Wolff: But once, as someone once said, the devil is in the details, once you actually unpack this story, things get very much more complicated and the outcome is pretty much the opposite of what's said.
Basically, the best way to get at this is historically. What the video talks about basically is the personal income tax and how it works in terms of how it impacts different parts of the community, in terms of raising the money that the government needs to provide services. So when you teach anyone about the tax system, you always have to look at two sides. One, who's paying it and how much, and on the other hand, who's benefiting from it and how much, in order to get a sense of it.
This video cuts all that process short. It makes a very factually incorrect assumption because it has all the fellows at the bar getting the drinks they need and want as if everybody, rich and poor alike, get the same services from the government that their taxes pay for. But that has never been true, that is not true now, and in fact, everybody listening or watching what we're doing today knows that. They know that in the neighborhoods where rich people live, everything is cleaner, everything is nicer, the plantings are better.
Everyone knows, for example, that if you go to the most expensive colleges in the United States, Harvard, Yale, places like that, and you ever study them, you'll discover that they pay no taxes. They are given an incredible allowance being billion-dollar corporations that they pay no taxes at all on the income they earn, the tuition payments, the stock and bond income they earn, and so on, and that allows them to make the education, the four-year education of young people rich enough to go to Harvard and Yale much, much cheaper than it would otherwise be if those people had to pay for a university that in turn had to pay taxes.
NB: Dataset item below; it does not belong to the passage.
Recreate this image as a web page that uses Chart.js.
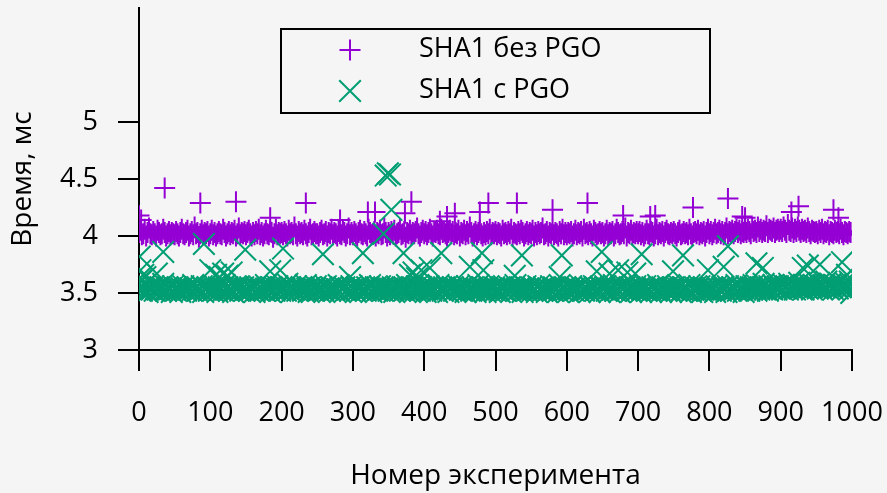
<!DOCTYPE html>
<html lang="ru">
<head>
    <meta charset="UTF-8">
    <title>SHA1 без PGO / с PGO</title>
    <script src="https://cdn.jsdelivr.net/npm/chart.js@4"></script>
    <style>
        html, body { margin: 0; padding: 0; background: #f5f5f5; }
        #wrap { width: 887px; height: 493px; }
    </style>
</head>
<body>
<div id="wrap"><canvas id="chart"></canvas></div>
<script>
    // base runs, one value per 2 experiments (0, 2, 4 ... 998)
    const step = 2;
    const noPgoBase = [
        4.03,4.05,4.01,4.02,4.06,4.00,4.03,4.07,4.02,4.01,4.04,4.02,4.00,4.05,4.03,4.01,4.02,4.06,4.03,4.00,4.02,4.04,4.01,4.03,4.02,
        4.01,4.04,4.02,4.00,4.03,4.06,4.02,4.01,4.03,4.05,4.00,4.02,4.04,4.01,4.08,4.02,4.03,3.99,4.02,4.05,4.01,4.03,4.02,4.04,4.00,
        4.02,4.05,4.01,4.03,4.00,4.02,4.04,4.02,4.01,4.06,4.03,4.00,4.02,4.04,4.01,4.03,4.02,4.05,4.00,4.02,4.07,4.01,4.03,4.02,4.04,
        4.01,4.03,4.05,4.02,4.00,4.03,4.01,4.04,4.02,4.06,4.01,4.03,4.00,4.02,4.05,4.02,4.01,4.04,4.03,3.99,4.02,4.06,4.01,4.03,4.02,
        4.03,4.01,4.04,4.02,4.00,4.05,4.02,4.03,4.01,4.08,4.02,4.00,4.04,4.02,4.03,4.01,4.05,4.02,4.00,4.03,4.06,4.01,4.02,4.04,4.02,
        4.02,4.00,4.03,4.05,4.01,4.02,4.04,4.00,4.03,4.02,4.06,4.01,4.03,4.02,4.00,4.04,4.02,4.01,4.05,4.03,4.00,4.02,4.07,4.01,4.03,
        4.01,4.04,4.02,4.00,4.03,4.05,4.02,4.01,4.04,4.02,4.00,4.06,4.03,4.01,4.02,4.04,4.00,4.03,4.02,4.05,4.01,4.02,4.07,4.03,4.00,
        4.03,4.01,4.04,4.02,4.05,4.00,4.02,4.03,4.06,4.01,4.02,4.04,3.99,4.03,4.02,4.05,4.01,4.03,4.02,4.04,4.07,4.02,4.00,4.03,4.05,
        4.02,4.04,4.01,4.03,4.06,4.02,4.00,4.04,4.03,4.05,4.02,4.01,4.06,4.03,4.04,4.02,4.00,4.03,4.05,4.02,4.04,4.01,4.03,4.02,4.05,
        4.00,4.03,4.02,4.05,4.01,4.04,4.02,4.08,4.03,4.00,4.02,4.04,4.01,4.03,4.05,4.02,4.00,4.03,4.01,4.04,4.02,4.06,4.01,4.03,4.02,
        4.04,4.01,4.03,4.02,4.00,4.05,4.02,4.03,4.01,4.04,4.02,4.06,4.00,4.03,4.02,4.01,4.04,4.02,4.05,4.03,4.00,4.02,4.04,4.01,4.03,
        4.02,4.05,4.00,4.03,4.01,4.04,4.02,4.03,4.07,4.01,4.02,4.04,4.00,4.03,4.02,4.05,4.01,4.03,4.02,4.00,4.04,4.02,4.06,4.01,4.03,
        4.01,4.03,4.02,4.04,4.00,4.02,4.05,4.01,4.03,4.02,4.04,4.00,4.06,4.02,4.03,4.01,4.04,4.02,4.00,4.05,4.03,4.01,4.02,4.04,4.02,
        4.03,4.00,4.02,4.05,4.01,4.03,4.02,4.04,4.00,4.02,4.06,4.03,4.01,4.02,4.04,4.02,4.07,4.00,4.03,4.02,4.05,4.01,4.03,4.02,4.04,
        4.02,4.04,4.01,4.03,4.00,4.02,4.05,4.02,4.01,4.04,4.03,4.00,4.02,4.06,4.01,4.03,4.02,4.04,4.00,4.03,4.05,4.02,4.01,4.03,4.02,
        4.04,4.02,4.00,4.03,4.05,4.01,4.02,4.04,4.02,4.03,4.01,4.06,4.02,4.00,4.03,4.04,4.02,4.05,4.01,4.03,4.02,4.04,4.00,4.03,4.06,
        4.02,4.04,4.01,4.03,4.06,4.02,4.03,4.05,4.02,4.04,4.01,4.03,4.07,4.02,4.04,4.03,4.05,4.02,4.04,4.06,4.03,4.05,4.02,4.04,4.03,
        4.05,4.03,4.06,4.04,4.02,4.07,4.04,4.05,4.03,4.08,4.04,4.06,4.03,4.05,4.04,4.09,4.03,4.06,4.05,4.04,4.07,4.03,4.05,4.06,4.04,
        4.06,4.04,4.08,4.05,4.03,4.10,4.05,4.04,4.07,4.03,4.06,4.04,4.08,4.05,4.03,4.06,4.04,4.05,4.03,4.07,4.04,4.02,4.05,4.04,4.03,
        4.04,4.02,4.05,4.03,4.06,4.02,4.04,4.03,4.05,4.01,4.04,4.03,4.02,4.05,4.03,4.04,4.02,4.06,4.03,4.01,4.04,4.03,4.02,4.04,4.03
    ];
    const pgoBase = [
        3.53,3.55,3.52,3.54,3.57,3.53,3.51,3.55,3.54,3.53,3.56,3.52,3.54,3.53,3.55,3.52,3.54,3.58,3.53,3.52,3.55,3.53,3.54,3.51,3.56,
        3.54,3.52,3.55,3.53,3.51,3.54,3.56,3.53,3.52,3.55,3.53,3.54,3.52,3.57,3.53,3.55,3.52,3.54,3.53,3.56,3.51,3.54,3.53,3.55,3.52,
        3.53,3.54,3.52,3.56,3.53,3.51,3.55,3.53,3.54,3.52,3.57,3.53,3.55,3.52,3.54,3.53,3.51,3.55,3.54,3.53,3.56,3.52,3.53,3.55,3.52,
        3.54,3.53,3.52,3.55,3.53,3.54,3.51,3.56,3.53,3.52,3.55,3.54,3.53,3.52,3.57,3.53,3.54,3.51,3.55,3.53,3.52,3.54,3.56,3.53,3.52,
        3.55,3.53,3.54,3.52,3.58,3.53,3.55,3.51,3.54,3.53,3.56,3.52,3.54,3.53,3.55,3.52,3.53,3.57,3.54,3.51,3.55,3.53,3.52,3.54,3.56,
        3.53,3.52,3.54,3.55,3.53,3.51,3.56,3.53,3.54,3.52,3.55,3.53,3.52,3.54,3.53,3.57,3.51,3.54,3.53,3.55,3.52,3.53,3.54,3.52,3.56,
        3.54,3.53,3.51,3.55,3.53,3.56,3.52,3.54,3.53,3.52,3.55,3.53,3.57,3.51,3.54,3.53,3.55,3.52,3.53,3.56,3.54,3.52,3.55,3.53,3.54,
        3.52,3.54,3.53,3.55,3.51,3.53,3.56,3.54,3.52,3.53,3.55,3.52,3.54,3.57,3.53,3.51,3.55,3.53,3.54,3.52,3.56,3.53,3.52,3.55,3.53,
        3.54,3.51,3.53,3.56,3.53,3.52,3.55,3.54,3.53,3.51,3.57,3.53,3.54,3.52,3.55,3.53,3.56,3.51,3.54,3.53,3.55,3.52,3.53,3.54,3.56,
        3.53,3.55,3.52,3.54,3.51,3.56,3.53,3.54,3.52,3.55,3.53,3.51,3.54,3.57,3.53,3.52,3.55,3.54,3.51,3.53,3.56,3.52,3.54,3.53,3.55,
        3.52,3.54,3.53,3.51,3.55,3.53,3.56,3.52,3.54,3.53,3.55,3.51,3.53,3.54,3.57,3.52,3.53,3.55,3.54,3.51,3.53,3.56,3.52,3.54,3.53,
        3.55,3.52,3.54,3.53,3.51,3.56,3.53,3.54,3.52,3.55,3.53,3.51,3.54,3.53,3.56,3.52,3.55,3.53,3.54,3.51,3.57,3.53,3.52,3.54,3.55,
        3.53,3.51,3.54,3.56,3.53,3.52,3.55,3.53,3.54,3.51,3.56,3.53,3.52,3.55,3.54,3.53,3.51,3.55,3.53,3.56,3.52,3.54,3.53,3.51,3.55,
        3.54,3.53,3.56,3.52,3.54,3.51,3.55,3.53,3.57,3.52,3.54,3.53,3.51,3.55,3.53,3.54,3.56,3.52,3.53,3.55,3.51,3.54,3.53,3.56,3.52,
        3.53,3.55,3.51,3.54,3.53,3.56,3.52,3.54,3.53,3.51,3.55,3.53,3.54,3.52,3.57,3.53,3.51,3.55,3.54,3.53,3.52,3.56,3.53,3.51,3.54,
        3.55,3.53,3.52,3.54,3.56,3.51,3.53,3.55,3.54,3.52,3.53,3.57,3.51,3.54,3.53,3.55,3.52,3.54,3.56,3.53,3.51,3.55,3.53,3.54,3.52,
        3.54,3.52,3.55,3.53,3.51,3.56,3.54,3.53,3.52,3.55,3.53,3.54,3.51,3.56,3.53,3.52,3.55,3.54,3.53,3.57,3.52,3.54,3.53,3.55,3.51,
        3.53,3.56,3.54,3.52,3.55,3.53,3.57,3.54,3.52,3.56,3.53,3.55,3.54,3.58,3.53,3.55,3.52,3.56,3.54,3.53,3.57,3.55,3.53,3.56,3.54,
        3.55,3.53,3.57,3.54,3.56,3.53,3.58,3.55,3.54,3.57,3.53,3.56,3.55,3.59,3.54,3.56,3.53,3.57,3.55,3.54,3.58,3.56,3.53,3.57,3.55,
        3.56,3.54,3.58,3.55,3.53,3.57,3.55,3.60,3.54,3.56,3.58,3.55,3.53,3.57,3.56,3.54,3.59,3.55,3.57,3.54,3.56,3.58,3.55,3.53,3.57
    ];

    // slow runs, read one by one
    const noPgoOutX = [0, 3, 36, 86, 136, 184, 234, 282, 321, 331, 373, 382, 422, 432, 443, 478, 490,
        530, 580, 629, 679, 717, 724, 777, 826, 846, 850, 915, 925, 974, 981];
    const noPgoOutY = [4.18, 4.14, 4.42, 4.29, 4.30, 4.16, 4.29, 4.14, 4.21, 4.21, 4.20, 4.30, 4.13, 4.17, 4.20, 4.21, 4.29,
        4.29, 4.23, 4.29, 4.18, 4.17, 4.18, 4.25, 4.33, 4.17, 4.16, 4.21, 4.26, 4.23, 4.16];
    const pgoOutX = [1, 2, 4, 6, 9, 25, 34, 91, 100, 108, 113, 118, 124, 130, 149, 184, 198, 202, 258, 296, 314,
        343, 346, 349, 352, 354, 371, 380, 385, 390, 396, 408, 424, 464, 481, 483, 527, 537, 590, 593,
        642, 649, 660, 672, 685, 696, 705, 749, 763, 798, 820, 826, 866, 875, 931, 938, 955, 986, 993, 997, 999];
    const pgoOutY = [3.82, 3.70, 3.62, 3.66, 3.64, 3.67, 3.86, 3.93, 3.70, 3.66, 3.64, 3.67, 3.65, 3.68, 3.88, 3.69, 3.70, 3.89, 3.84, 3.64, 3.85,
        4.02, 4.53, 4.55, 4.54, 4.23, 3.85, 3.66, 3.68, 3.63, 3.70, 3.72, 3.85, 3.73, 3.85, 3.70, 3.65, 3.83, 3.64, 3.83,
        3.69, 3.86, 3.67, 3.70, 3.68, 3.67, 3.84, 3.69, 3.83, 3.70, 3.73, 3.91, 3.76, 3.72, 3.72, 3.74, 3.75, 3.77, 3.66, 3.60, 3.50];

    const seriesLabels = ["SHA1 без PGO", "SHA1 с PGO"];
    const seriesColors = ["#9400d3", "#009e73"];
    const xTicks = [0, 100, 200, 300, 400, 500, 600, 700, 800, 900, 1000];
    const yTicks = [3, 3.5, 4, 4.5, 5];

    function toPoints(base, outX, outY) {
        const pts = base.map((v, i) => ({ x: i * step, y: v }));
        outX.forEach((x, i) => pts.push({ x: x, y: outY[i] }));
        return pts;
    }

    const tickFont = { family: "'Open Sans'", size: 27 };
    const titleFont = { family: "'Open Sans'", size: 28 };

    const legendBox = {
        id: "legendBox",
        afterDraw(chart, args, opts) {
            const { ctx } = chart;
            ctx.save();
            ctx.strokeStyle = "#000";
            ctx.lineWidth = 2;
            ctx.strokeRect(opts.left, opts.top, opts.width, opts.height);
            ctx.font = opts.fontSize + "px 'Open Sans'";
            ctx.textAlign = "left";
            ctx.textBaseline = "middle";
            chart.data.datasets.forEach((ds, i) => {
                const y = opts.top + opts.rowTop + i * opts.rowGap;
                ctx.strokeStyle = ds.borderColor;
                ctx.lineWidth = ds.pointBorderWidth;
                Chart.helpers.drawPoint(ctx, {
                    pointStyle: ds.pointStyle, radius: ds.pointRadius,
                    borderWidth: ds.pointBorderWidth, rotation: 0
                }, opts.left + opts.markerX, y);
                ctx.fillStyle = "#000";
                ctx.fillText(ds.label, opts.left + opts.textX, y - 1);
            });
            ctx.restore();
        }
    };

    new Chart(document.getElementById("chart"), {
        type: "scatter",
        data: {
            datasets: [
                {
                    label: seriesLabels[0],
                    data: toPoints(noPgoBase, noPgoOutX, noPgoOutY),
                    borderColor: seriesColors[0],
                    backgroundColor: seriesColors[0],
                    pointStyle: "cross",
                    pointRadius: 10.5,
                    pointBorderWidth: 2,
                    order: 1
                },
                {
                    label: seriesLabels[1],
                    data: toPoints(pgoBase, pgoOutX, pgoOutY),
                    borderColor: seriesColors[1],
                    backgroundColor: seriesColors[1],
                    pointStyle: "crossRot",
                    pointRadius: 15.3,
                    pointBorderWidth: 2,
                    order: 0
                }
            ]
        },
        options: {
            responsive: true,
            maintainAspectRatio: false,
            animation: false,
            layout: { autoPadding: false, padding: { top: 8, right: 35, left: 0, bottom: 0 } },
            scales: {
                x: {
                    type: "linear",
                    min: 0,
                    max: 1000,
                    afterBuildTicks: s => { s.ticks = xTicks.map(v => ({ value: v })); },
                    afterFit: s => { s.height = 143; s.paddingLeft = 0; s.paddingRight = 0; },
                    border: { color: "#000", width: 2 },
                    grid: { drawOnChartArea: false, color: "#000", lineWidth: 2, tickLength: 21 },
                    ticks: { color: "#000", font: tickFont, padding: 26, maxRotation: 0, autoSkip: false,
                        callback: v => String(v) },
                    title: { display: true, text: "Номер эксперимента", color: "#000", font: titleFont, padding: { top: 0, bottom: 0 } }
                },
                y: {
                    min: 3,
                    max: 6,
                    afterBuildTicks: s => { s.ticks = yTicks.map(v => ({ value: v })); },
                    afterFit: s => { s.width = 139; s.paddingTop = 0; s.paddingBottom = 0; },
                    border: { color: "#000", width: 2 },
                    grid: { drawOnChartArea: false, color: "#000", lineWidth: 2, tickLength: 21 },
                    ticks: { color: "#000", font: tickFont, padding: 20, callback: v => String(v) },
                    title: { display: true, text: "Время, мс", color: "#000", font: titleFont, padding: { top: 6, bottom: 0 } }
                }
            },
            plugins: {
                legend: { display: false },
                tooltip: { enabled: false },
                legendBox: {
                    left: 281, top: 29, width: 429, height: 84,
                    markerX: 69, textX: 138, rowTop: 21, rowGap: 41, fontSize: 27
                }
            }
        },
        plugins: [legendBox]
    });
</script>
</body>
</html>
So you get a completely different payout from government services if you are poor or middle than what you get from the government in services, tax exemptions, and so on if you are rich.
David: So there's two analogies here to the Bar Stool Economics. Number one is the analogy that everybody is getting the same beer is wrong, but number two, the fact that everybody is even drinking at the same bar is wrong.
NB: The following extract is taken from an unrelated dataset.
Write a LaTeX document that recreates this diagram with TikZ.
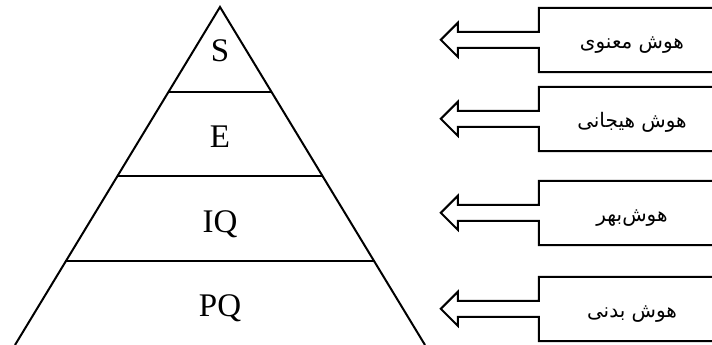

Wolff: Absolutely, which everybody knows. Everybody knows that if you have a certain kind of money, you're much more likely to be found in an expensive bar, in an expensive lounge, etc., etc., than if you are your average person going to a neighborhood bar, etc., etc. So the game here is to begin, which is what this story does, by positioning everyone equal, which is just plain silly.
The second way to get at the confusion here is just to remember the history of the income tax, because it says really the whole thing. The income tax in the United States was passed in 1910, so we're literally a 100-year-old system. When it was passed, there was great anxiety among the mass of people that they would now suffer a new tax from the government. So when it went through Congress and was passed by the two houses and signed by the president, the promise was made that this tax would never change, and now let me underscore this, from its initial intent, which was to be, and I quote, "a tax on the rich". It was to be a tax that went after the top 1% to 4% of the American people, the richest, because, and this was the argument that was made, they were the most able to pay, and they should be called upon to contribute to the common well-being according to their capacity.
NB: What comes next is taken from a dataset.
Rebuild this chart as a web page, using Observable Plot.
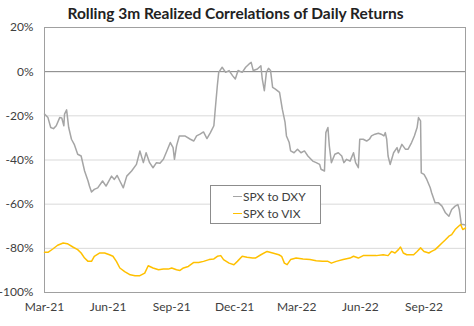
<!DOCTYPE html>
<html>
<head>
<meta charset="utf-8">
<script src="https://cdn.jsdelivr.net/npm/d3@7"></script>
<script src="https://cdn.jsdelivr.net/npm/@observablehq/plot@0.6"></script>
<style>
  html, body { margin: 0; padding: 0; background: #fff; }
  #wrap { position: relative; width: 474px; height: 326px; font-family: Lato, "Open Sans", sans-serif; }
  #title { position: absolute; left: 0; top: 0; width: 471px; height: 26px; line-height: 26px; text-align: center; font-weight: bold; font-size: 15.5px; color: #222; z-index: 2; }
  #legend { position: absolute; left: 210px; top: 185px; width: 109px; height: 37px; border: 1px solid #8c8c8c; background: #fff; font-size: 12px; color: #404040; }
  .item { position: absolute; left: 22px; height: 14px; line-height: 14px; white-space: nowrap; }
  .swatch { display: inline-block; width: 9px; height: 0; vertical-align: middle; margin-right: 1px; position: relative; top: -1px; }
</style>
</head>
<body>
<div id="wrap">
  <div id="chart"></div>
  <div id="title">Rolling 3m Realized Correlations of Daily Returns</div>
  <div id="legend">
    <div class="item" style="top:4px"><span class="swatch" style="border-top:1.5px solid #A5A5A5"></span>SPX to DXY</div>
    <div class="item" style="top:21px"><span class="swatch" style="border-top:1.5px solid #FFC000"></span>SPX to VIX</div>
  </div>
</div>
<script>
const seriesNames = ["SPX to DXY", "SPX to VIX"];
const yTicks = [20, 0, -20, -40, -60, -80, -100];
const xTickDates = ["2021-03-01","2021-06-01","2021-09-01","2021-12-01","2022-03-01","2022-06-01","2022-09-01"];
const xDomain = ["2021-03-01", "2022-10-31"];

const dxyDates = ["2021-03-01","2021-03-06","2021-03-10","2021-03-14","2021-03-18","2021-03-23","2021-03-26","2021-03-29","2021-03-30","2021-04-02","2021-04-05","2021-04-09","2021-04-13","2021-04-18","2021-04-23","2021-04-28","2021-05-03","2021-05-05","2021-05-08","2021-05-12","2021-05-17","2021-05-24","2021-05-29","2021-06-06","2021-06-10","2021-06-14","2021-06-18","2021-06-23","2021-06-28","2021-07-05","2021-07-12","2021-07-17","2021-07-22","2021-07-26","2021-07-31","2021-08-05","2021-08-10","2021-08-15","2021-08-20","2021-08-25","2021-08-30","2021-09-03","2021-09-05","2021-09-08","2021-09-12","2021-09-20","2021-09-28","2021-10-03","2021-10-07","2021-10-12","2021-10-17","2021-10-22","2021-10-27","2021-11-01","2021-11-03","2021-11-06","2021-11-08","2021-11-13","2021-11-18","2021-11-23","2021-11-28","2021-12-02","2021-12-06","2021-12-12","2021-12-17","2021-12-22","2021-12-25","2021-12-28","2022-01-03","2022-01-08","2022-01-10","2022-01-13","2022-01-16","2022-01-19","2022-01-22","2022-01-25","2022-01-29","2022-02-04","2022-02-08","2022-02-12","2022-02-14","2022-02-18","2022-02-20","2022-02-25","2022-03-02","2022-03-07","2022-03-12","2022-03-17","2022-03-24","2022-03-29","2022-04-03","2022-04-05","2022-04-10","2022-04-12","2022-04-15","2022-04-17","2022-04-20","2022-04-25","2022-04-30","2022-05-05","2022-05-08","2022-05-12","2022-05-17","2022-05-22","2022-05-25","2022-05-29","2022-05-31","2022-06-05","2022-06-10","2022-06-14","2022-06-17","2022-06-22","2022-06-27","2022-07-01","2022-07-05","2022-07-07","2022-07-09","2022-07-11","2022-07-14","2022-07-19","2022-07-24","2022-07-26","2022-07-31","2022-08-05","2022-08-09","2022-08-14","2022-08-18","2022-08-22","2022-08-24","2022-08-27","2022-08-28","2022-09-01","2022-09-05","2022-09-10","2022-09-12","2022-09-17","2022-09-22","2022-09-27","2022-10-02","2022-10-07","2022-10-11","2022-10-16","2022-10-20","2022-10-22","2022-10-25","2022-10-28","2022-10-31"];
const dxyValues = [-19.2,-20.8,-25.3,-25.8,-24.5,-20.8,-21,-24.5,-19.2,-17.3,-25.3,-30.6,-32.9,-37.4,-38.2,-45,-49.5,-51.8,-54.5,-53.3,-52.6,-49.5,-51.8,-47.3,-48.8,-47,-49.5,-52.6,-47.3,-45,-42,-35.9,-41.2,-36.7,-41.2,-43.5,-41.2,-41.5,-39.7,-35.9,-32.1,-34.4,-39.7,-33.6,-29.1,-29.1,-30.6,-31.4,-29.1,-28.3,-27.3,-30.3,-27.6,-24.5,-17,-6.4,-0.3,2,-0.3,0.5,-1.8,-3.3,0.5,-0.3,2,3.5,4.2,0.5,1.2,2.7,-3.3,-8.6,-0.3,1.5,0.5,-7.1,-7.9,-9.4,-17,-23,-29.1,-32.1,-35.9,-36.7,-35.1,-36.7,-35.9,-38.2,-40.5,-41.2,-42,-44.2,-45,-27.6,-25.3,-33.6,-41.2,-37.4,-36.7,-38.2,-41.2,-39.7,-40.5,-36.7,-41.2,-43.5,-30.6,-30.6,-31.4,-30.6,-29.1,-28.3,-27.9,-28.3,-29.1,-27.6,-30.6,-38.2,-42,-36.7,-34.4,-36.7,-32.9,-35.1,-35.1,-32.1,-29.1,-25.3,-20.8,-22.3,-45.8,-46.5,-48.8,-52.6,-54.8,-59.4,-59.4,-60.9,-63.9,-65.5,-62.4,-60.9,-60.2,-62.4,-69.2,-69.2,-69.5];

const vixDates = ["2021-03-01","2021-03-06","2021-03-13","2021-03-20","2021-03-28","2021-04-03","2021-04-11","2021-04-18","2021-04-23","2021-04-28","2021-05-03","2021-05-08","2021-05-12","2021-05-20","2021-05-27","2021-06-03","2021-06-08","2021-06-13","2021-06-18","2021-06-25","2021-07-03","2021-07-10","2021-07-17","2021-07-24","2021-07-29","2021-08-05","2021-08-13","2021-08-20","2021-08-27","2021-09-01","2021-09-08","2021-09-13","2021-09-18","2021-09-25","2021-10-03","2021-10-10","2021-10-17","2021-10-25","2021-11-01","2021-11-06","2021-11-11","2021-11-15","2021-11-23","2021-11-30","2021-12-05","2021-12-12","2021-12-19","2021-12-27","2021-12-31","2022-01-08","2022-01-17","2022-01-25","2022-02-03","2022-02-07","2022-02-11","2022-02-15","2022-02-20","2022-02-28","2022-03-10","2022-03-20","2022-03-29","2022-04-07","2022-04-15","2022-04-20","2022-04-27","2022-05-07","2022-05-17","2022-05-22","2022-05-29","2022-06-05","2022-06-14","2022-06-24","2022-07-04","2022-07-11","2022-07-16","2022-07-21","2022-07-26","2022-07-29","2022-08-02","2022-08-07","2022-08-17","2022-08-22","2022-08-27","2022-09-01","2022-09-08","2022-09-12","2022-09-17","2022-09-22","2022-09-27","2022-10-02","2022-10-07","2022-10-11","2022-10-16","2022-10-21","2022-10-24","2022-10-27","2022-10-31"];
const vixValues = [-81.8,-81.8,-80.3,-78.6,-77.6,-77.9,-79.4,-80.6,-82.1,-84.4,-85.9,-85.9,-83.6,-82.1,-82.1,-82.9,-83.6,-85.9,-88.9,-90.5,-92,-92.4,-92.4,-91.2,-87.9,-88.9,-89.7,-89.4,-89.4,-88.9,-89.7,-90,-88.9,-88.2,-86.4,-86.4,-85.9,-85.1,-84.8,-83.6,-83.3,-85.1,-86.7,-87.4,-85.9,-83.6,-84,-84.4,-84.4,-82.9,-81.4,-82.1,-82.9,-83.6,-86.7,-87.4,-85.1,-84.4,-84.8,-85.1,-85.6,-85.9,-85.9,-86.7,-85.9,-85.1,-84.4,-83.6,-84.4,-83.3,-83.3,-83.3,-82.9,-83.3,-81.4,-82.1,-80.6,-79.4,-82.1,-82.9,-82.9,-81.4,-79.8,-81.4,-82.1,-81.4,-80.6,-79.1,-77.6,-76.1,-74.5,-73.8,-71.5,-70,-69.2,-71.5,-70.8];

const parse = d3.utcParse("%Y-%m-%d");
const dxy = dxyDates.map((d, i) => ({date: parse(d), value: dxyValues[i], series: seriesNames[0]}));
const vix = vixDates.map((d, i) => ({date: parse(d), value: vixValues[i], series: seriesNames[1]}));

const chart = Plot.plot({
  width: 474,
  height: 326,
  marginTop: 27,
  marginBottom: 34,
  marginLeft: 44,
  marginRight: 9,
  style: {fontFamily: "Lato, 'Open Sans', sans-serif", fontSize: "12px", color: "#404040", background: "#fff"},
  x: {type: "utc", domain: xDomain.map(parse), ticks: xTickDates.map(parse), tickFormat: d3.utcFormat("%b-%y"), tickSize: 0, tickPadding: 10, label: null},
  y: {domain: [-100, 20], ticks: yTicks, tickFormat: d => d + "%", tickSize: 0, tickPadding: 11, label: null},
  marks: [
    Plot.ruleY([-20, -40, -60, -80], {stroke: "#d9d9d9", strokeWidth: 1}),
    Plot.ruleY([0], {stroke: "#7f7f7f", strokeWidth: 1}),
    Plot.frame({stroke: "#a0a0a0", strokeWidth: 1}),
    Plot.line(dxy, {x: "date", y: "value", stroke: "#A5A5A5", strokeWidth: 1.5}),
    Plot.line(vix, {x: "date", y: "value", stroke: "#FFC000", strokeWidth: 1.5})
  ]
});
document.getElementById("chart").appendChild(chart);
</script>
</body>
</html>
David: And that's the text in the original legislation.
Wolff: Yes, that's the debates, I mean, I don't have the words in front of me, but yes, that was the whole context.
David: Right.
Wolff: And it was passed, and it was levied at first on the rich, and exclusively on them. And the vast majority, 95-or-more percent of the people had no income tax to pay. What you had in the last 100 years, to make a long story short, is a sustained political effort by those at the top to spread the income tax off of their exclusive shoulders and onto everybody else's, and this for two reasons, the more the average person up and down the income distribution had to pay income tax, the less of the special pressure would come on the super-rich to pay that money.
But even more important, the more the tax was spread, the rich understood, the more the mass of people would become their allies in arguing against an income tax, or at least in arguing to keep it down. So what we have is a current income tax that has achieved most of the desires of the super-rich. They now don't pay all of it, they don't even pay anything like all of it. The vast bulk of the taxes are paid by up and down the income distribution. Really only the people at the bottom are exempted from the income tax. Virtually everybody else has to pay it. So if you look at the sweep of history, they have done really extraordinarily well.